**Material provided:**
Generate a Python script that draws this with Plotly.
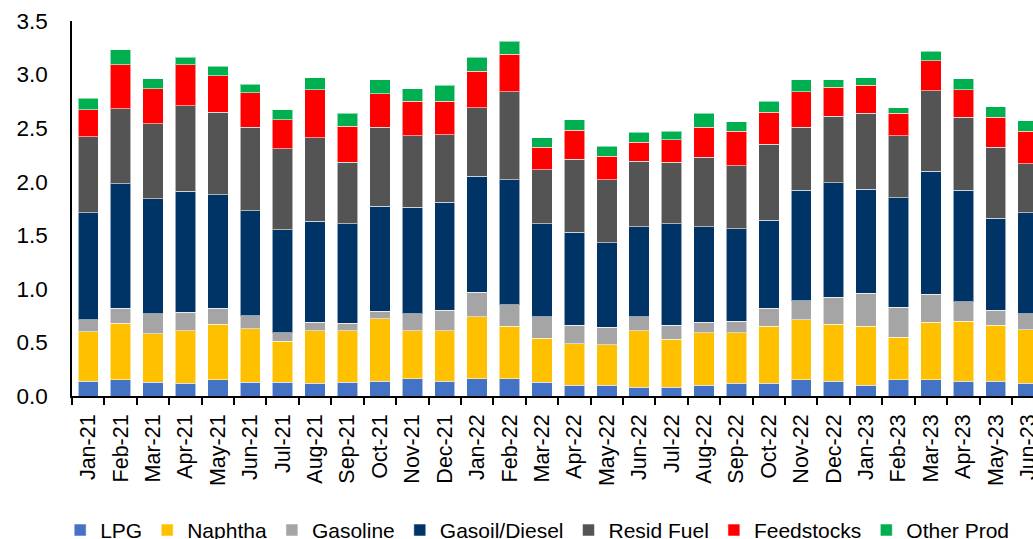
import plotly.graph_objects as go

months = ["Jan-21", "Feb-21", "Mar-21", "Apr-21", "May-21", "Jun-21", "Jul-21", "Aug-21",
          "Sep-21", "Oct-21", "Nov-21", "Dec-21", "Jan-22", "Feb-22", "Mar-22", "Apr-22",
          "May-22", "Jun-22", "Jul-22", "Aug-22", "Sep-22", "Oct-22", "Nov-22", "Dec-22",
          "Jan-23", "Feb-23", "Mar-23", "Apr-23", "May-23", "Jun-23"]

lpg = [0.14, 0.15, 0.13, 0.12, 0.15, 0.13, 0.13, 0.12, 0.13, 0.14, 0.16, 0.14, 0.16, 0.16, 0.13,
       0.10, 0.10, 0.08, 0.08, 0.10, 0.12, 0.12, 0.15, 0.14, 0.10, 0.15, 0.15, 0.14, 0.14, 0.12]
naphtha = [0.46, 0.53, 0.45, 0.49, 0.52, 0.50, 0.38, 0.49, 0.48, 0.58, 0.45, 0.47, 0.58, 0.49, 0.41,
           0.39, 0.38, 0.53, 0.45, 0.49, 0.47, 0.53, 0.56, 0.53, 0.55, 0.40, 0.54, 0.56, 0.52, 0.50]
gasoline = [0.11, 0.14, 0.19, 0.17, 0.15, 0.12, 0.08, 0.08, 0.07, 0.07, 0.16, 0.19, 0.23, 0.20, 0.20,
            0.17, 0.16, 0.13, 0.13, 0.10, 0.11, 0.17, 0.18, 0.25, 0.31, 0.28, 0.26, 0.18, 0.14, 0.15]
diesel = [1.00, 1.16, 1.07, 1.13, 1.06, 0.98, 0.96, 0.94, 0.93, 0.98, 0.99, 1.01, 1.08, 1.17, 0.87,
          0.87, 0.79, 0.84, 0.95, 0.89, 0.86, 0.82, 1.03, 1.07, 0.97, 1.02, 1.15, 1.04, 0.86, 0.94]
resid = [0.71, 0.70, 0.70, 0.80, 0.77, 0.78, 0.76, 0.78, 0.57, 0.74, 0.67, 0.63, 0.64, 0.82, 0.50,
         0.68, 0.59, 0.61, 0.57, 0.65, 0.59, 0.71, 0.59, 0.62, 0.71, 0.58, 0.75, 0.68, 0.66, 0.46]
feedstocks = [0.25, 0.41, 0.33, 0.38, 0.34, 0.32, 0.27, 0.45, 0.34, 0.31, 0.32, 0.31, 0.34, 0.35, 0.21,
              0.27, 0.22, 0.18, 0.21, 0.28, 0.32, 0.30, 0.33, 0.27, 0.26, 0.21, 0.28, 0.26, 0.28, 0.30]
other = [0.11, 0.14, 0.09, 0.07, 0.09, 0.08, 0.09, 0.11, 0.12, 0.13, 0.12, 0.15, 0.13, 0.12, 0.09,
         0.10, 0.09, 0.09, 0.08, 0.13, 0.09, 0.10, 0.11, 0.07, 0.07, 0.05, 0.09, 0.10, 0.10, 0.10]

series = [
    ("LPG", lpg, "#4472C4"),
    ("Naphtha", naphtha, "#FFC000"),
    ("Gasoline", gasoline, "#A5A5A5"),
    ("Gasoil/Diesel", diesel, "#003366"),
    ("Resid Fuel", resid, "#545454"),
    ("Feedstocks", feedstocks, "#FF0000"),
    ("Other Prod", other, "#00B050"),
]

fig = go.Figure()
for name, vals, color in series:
    fig.add_trace(go.Bar(
        x=months, y=vals, name=name,
        marker=dict(color=color, line=dict(color="rgba(255,255,255,0.55)", width=1)),
    ))

FONT = "Liberation Sans, Arial, sans-serif"

fig.update_layout(
    width=1033, height=539,
    barmode="stack", bargap=0.37,
    plot_bgcolor="white", paper_bgcolor="white",
    margin=dict(l=72, r=0, t=21, b=143, autoexpand=False),
    font=dict(family=FONT, color="#000000"),
    showlegend=True,
    legend=dict(
        orientation="h", traceorder="normal",
        xref="container", yref="container",
        x=0.52, xanchor="center", y=0.016, yanchor="middle",
        font=dict(size=21, family=FONT, color="#000000"),
        itemwidth=30,
    ),
)

fig.update_xaxes(
    type="category", range=[-0.5, 29.15],
    showline=True, linecolor="#000000", linewidth=1.5,
    ticks="outside", tickson="boundaries", ticklen=7, tickwidth=1.5, tickcolor="#000000",
    tickangle=-90, ticklabelstandoff=8,
    tickfont=dict(size=21.5, family=FONT, color="#000000"),
    showgrid=False, zeroline=False,
)
fig.update_yaxes(
    range=[0, 3.5], dtick=0.5, tickformat=".1f",
    showline=True, linecolor="#000000", linewidth=1.5,
    ticks="", ticklabelstandoff=18,
    tickfont=dict(size=22.5, family=FONT, color="#000000"),
    showgrid=False, zeroline=False,
)

fig.write_html(
    "out.html",
    config={"displayModeBar": False},
    post_script="document.body.style.margin='0';document.body.style.overflow='hidden';",
)
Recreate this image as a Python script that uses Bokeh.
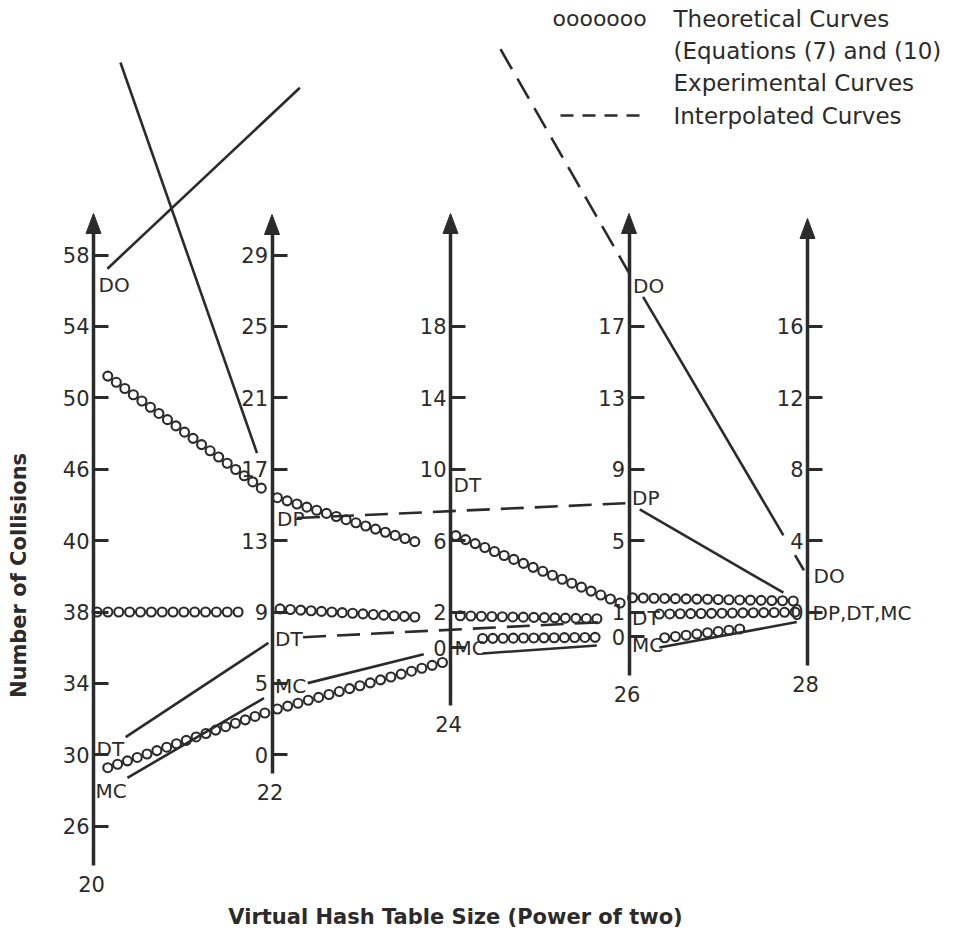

**What this task involves:** Leave out the pictures and transcribe the entries above exactly.

**Solution for this problem:**
Generate a Python script that draws this with Plotly.
import plotly.graph_objects as go

months = ["Jan-21", "Feb-21", "Mar-21", "Apr-21", "May-21", "Jun-21", "Jul-21", "Aug-21",
          "Sep-21", "Oct-21", "Nov-21", "Dec-21", "Jan-22", "Feb-22", "Mar-22", "Apr-22",
          "May-22", "Jun-22", "Jul-22", "Aug-22", "Sep-22", "Oct-22", "Nov-22", "Dec-22",
          "Jan-23", "Feb-23", "Mar-23", "Apr-23", "May-23", "Jun-23"]

lpg = [0.14, 0.15, 0.13, 0.12, 0.15, 0.13, 0.13, 0.12, 0.13, 0.14, 0.16, 0.14, 0.16, 0.16, 0.13,
       0.10, 0.10, 0.08, 0.08, 0.10, 0.12, 0.12, 0.15, 0.14, 0.10, 0.15, 0.15, 0.14, 0.14, 0.12]
naphtha = [0.46, 0.53, 0.45, 0.49, 0.52, 0.50, 0.38, 0.49, 0.48, 0.58, 0.45, 0.47, 0.58, 0.49, 0.41,
           0.39, 0.38, 0.53, 0.45, 0.49, 0.47, 0.53, 0.56, 0.53, 0.55, 0.40, 0.54, 0.56, 0.52, 0.50]
gasoline = [0.11, 0.14, 0.19, 0.17, 0.15, 0.12, 0.08, 0.08, 0.07, 0.07, 0.16, 0.19, 0.23, 0.20, 0.20,
            0.17, 0.16, 0.13, 0.13, 0.10, 0.11, 0.17, 0.18, 0.25, 0.31, 0.28, 0.26, 0.18, 0.14, 0.15]
diesel = [1.00, 1.16, 1.07, 1.13, 1.06, 0.98, 0.96, 0.94, 0.93, 0.98, 0.99, 1.01, 1.08, 1.17, 0.87,
          0.87, 0.79, 0.84, 0.95, 0.89, 0.86, 0.82, 1.03, 1.07, 0.97, 1.02, 1.15, 1.04, 0.86, 0.94]
resid = [0.71, 0.70, 0.70, 0.80, 0.77, 0.78, 0.76, 0.78, 0.57, 0.74, 0.67, 0.63, 0.64, 0.82, 0.50,
         0.68, 0.59, 0.61, 0.57, 0.65, 0.59, 0.71, 0.59, 0.62, 0.71, 0.58, 0.75, 0.68, 0.66, 0.46]
feedstocks = [0.25, 0.41, 0.33, 0.38, 0.34, 0.32, 0.27, 0.45, 0.34, 0.31, 0.32, 0.31, 0.34, 0.35, 0.21,
              0.27, 0.22, 0.18, 0.21, 0.28, 0.32, 0.30, 0.33, 0.27, 0.26, 0.21, 0.28, 0.26, 0.28, 0.30]
other = [0.11, 0.14, 0.09, 0.07, 0.09, 0.08, 0.09, 0.11, 0.12, 0.13, 0.12, 0.15, 0.13, 0.12, 0.09,
         0.10, 0.09, 0.09, 0.08, 0.13, 0.09, 0.10, 0.11, 0.07, 0.07, 0.05, 0.09, 0.10, 0.10, 0.10]

series = [
    ("LPG", lpg, "#4472C4"),
    ("Naphtha", naphtha, "#FFC000"),
    ("Gasoline", gasoline, "#A5A5A5"),
    ("Gasoil/Diesel", diesel, "#003366"),
    ("Resid Fuel", resid, "#545454"),
    ("Feedstocks", feedstocks, "#FF0000"),
    ("Other Prod", other, "#00B050"),
]

fig = go.Figure()
for name, vals, color in series:
    fig.add_trace(go.Bar(
        x=months, y=vals, name=name,
        marker=dict(color=color, line=dict(color="rgba(255,255,255,0.55)", width=1)),
    ))

FONT = "Liberation Sans, Arial, sans-serif"

fig.update_layout(
    width=1033, height=539,
    barmode="stack", bargap=0.37,
    plot_bgcolor="white", paper_bgcolor="white",
    margin=dict(l=72, r=0, t=21, b=143, autoexpand=False),
    font=dict(family=FONT, color="#000000"),
    showlegend=True,
    legend=dict(
        orientation="h", traceorder="normal",
        xref="container", yref="container",
        x=0.52, xanchor="center", y=0.016, yanchor="middle",
        font=dict(size=21, family=FONT, color="#000000"),
        itemwidth=30,
    ),
)

fig.update_xaxes(
    type="category", range=[-0.5, 29.15],
    showline=True, linecolor="#000000", linewidth=1.5,
    ticks="outside", tickson="boundaries", ticklen=7, tickwidth=1.5, tickcolor="#000000",
    tickangle=-90, ticklabelstandoff=8,
    tickfont=dict(size=21.5, family=FONT, color="#000000"),
    showgrid=False, zeroline=False,
)
fig.update_yaxes(
    range=[0, 3.5], dtick=0.5, tickformat=".1f",
    showline=True, linecolor="#000000", linewidth=1.5,
    ticks="", ticklabelstandoff=18,
    tickfont=dict(size=22.5, family=FONT, color="#000000"),
    showgrid=False, zeroline=False,
)

fig.write_html(
    "out.html",
    config={"displayModeBar": False},
    post_script="document.body.style.margin='0';document.body.style.overflow='hidden';",
)
Recreate this image as a Python script that uses Bokeh.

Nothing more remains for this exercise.